Olivia Covington for www.theindianalawyer.com
A northern Indiana couple convicted in a mortgage fraud scheme has lost its second appeal of the spouses’ sentences, with the 7th Circuit Court of Appeals ruling in its second opinion in the case that the district court did not err in calculating loss or imposing time served.
In 2005, Adrian Tartareanu and Minas Litos established a house-flipping business known as Red Brick Investment Companies. Together with Daniela Tartareanu — the only Red Brick employee with a real estate license — the company helped buyers with bad credit or limited finances apply for mortgage loans and sold 45 houses to these buyers between 2007 and 2009.

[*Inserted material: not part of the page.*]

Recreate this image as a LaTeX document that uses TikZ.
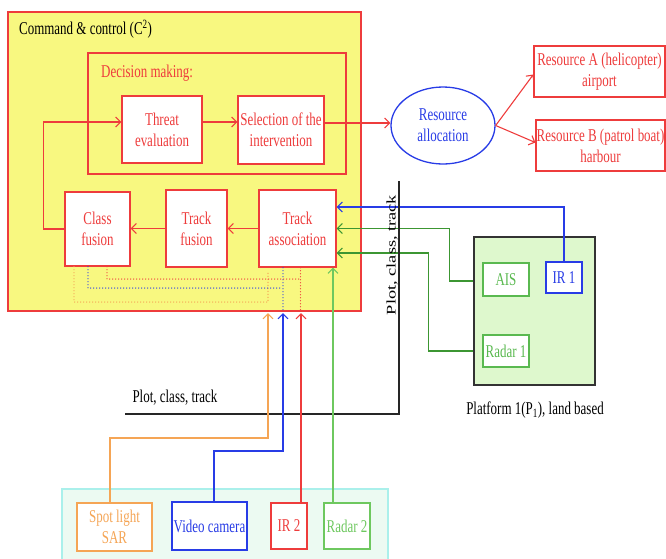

Though Red Brick provided down payments funds for each sale, the company falsely stated on loan applications that its buyers used their own money. The trio also helped buyers lie about their creditworthiness by reporting fictitious incomes and nonexistent bank accounts. After closing, Red Brick once again made undisclosed payments to their buyers to ensure they could make at least two payments on their loans before defaulting.
In 2008, Bank of America began an investigation into loan officer Stephanie Riggs’ loan files, which included 32 Red Brick sales loans. Riggs admitted the loan applications possibly contained false information, leading to her termination and the Tartareanus’ convictions on 16 counts of wire fraud and one count of conspiracy to commit wire fraud.